In an AI-powered production planning project, I spent six months working on a complex data flow architecture and integrations. The resulting MVP was valuable, but the process was very long. On the other hand, I spent only two weeks adding a simple feature to my own Android spam application and received immediate user feedback. This rapid feedback loop not only boosted my motivation but also helped me more clearly define the project's direction. In side projects, instead of complex deployment strategies like feature flags or dark launches, simple blue-green or rolling deployments, or even manual rsync for deployment, can often suffice.

💡 Simple Solutions, Fast Results

In side projects, time and energy are the most valuable resources. Focusing on simple and direct solutions instead of complex data flow architectures reduces project completion time and keeps motivation high.

In my experience, adopting an "it happens" mentality in side projects has often led me to better results. Instead of designing a complex data flow architecture, I focused on using existing tools most efficiently. For example, in a scenario I encountered at a manufacturing firm's ERP, I had to examine the entire data flow from end to end to find the cause of delayed shipment reports. However, for a similar reporting need in my own side project, a simple SQL query and a web interface were sufficient. For me, this was not only a time saver but also provided mental relief. Ultimately, since these projects are often one-person orchestras, thinking about topics like CI/CD reliability, SLO, and error budget management at a corporate level increases the risk of burnout.
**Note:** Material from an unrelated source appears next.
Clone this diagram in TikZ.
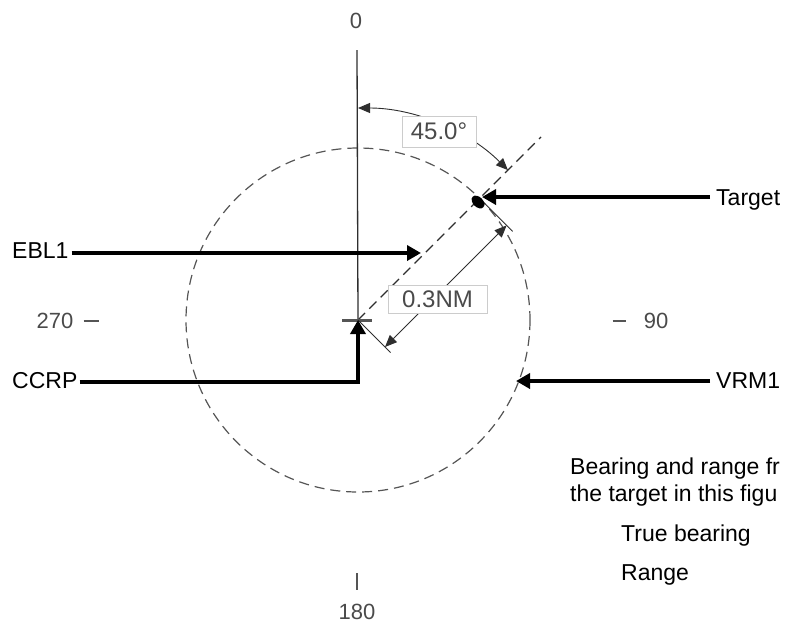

Conclusion: Context Matters in Side Projects

Overcomplicating supply chain data flow management in side projects can be a reflection of our corporate experiences. However, this often leads to unnecessary complexity and wasted time. Based on my own experiences, I can say this: there is a world of difference between the practice of managing the massive data flow in a production ERP and the need to manage the data flow in my own small-scale side project.

When the main goals of side projects are rapid learning, experimentation, and value creation, simplicity is always the best path. Direct SQL, simple APIs, and basic Linux tools are more than sufficient for most side projects. What's important is to understand the real needs of the project and produce solutions with the least complexity that meet those needs. This approach not only helps you complete your project faster but also keeps your personal motivation high.

My clear position is this: Side projects are an opportunity to question the habits brought by the corporate world and rediscover the power of simplicity. When starting my next side project, the first thing I'll do is ask myself, "Do I really need such a complex data flow?"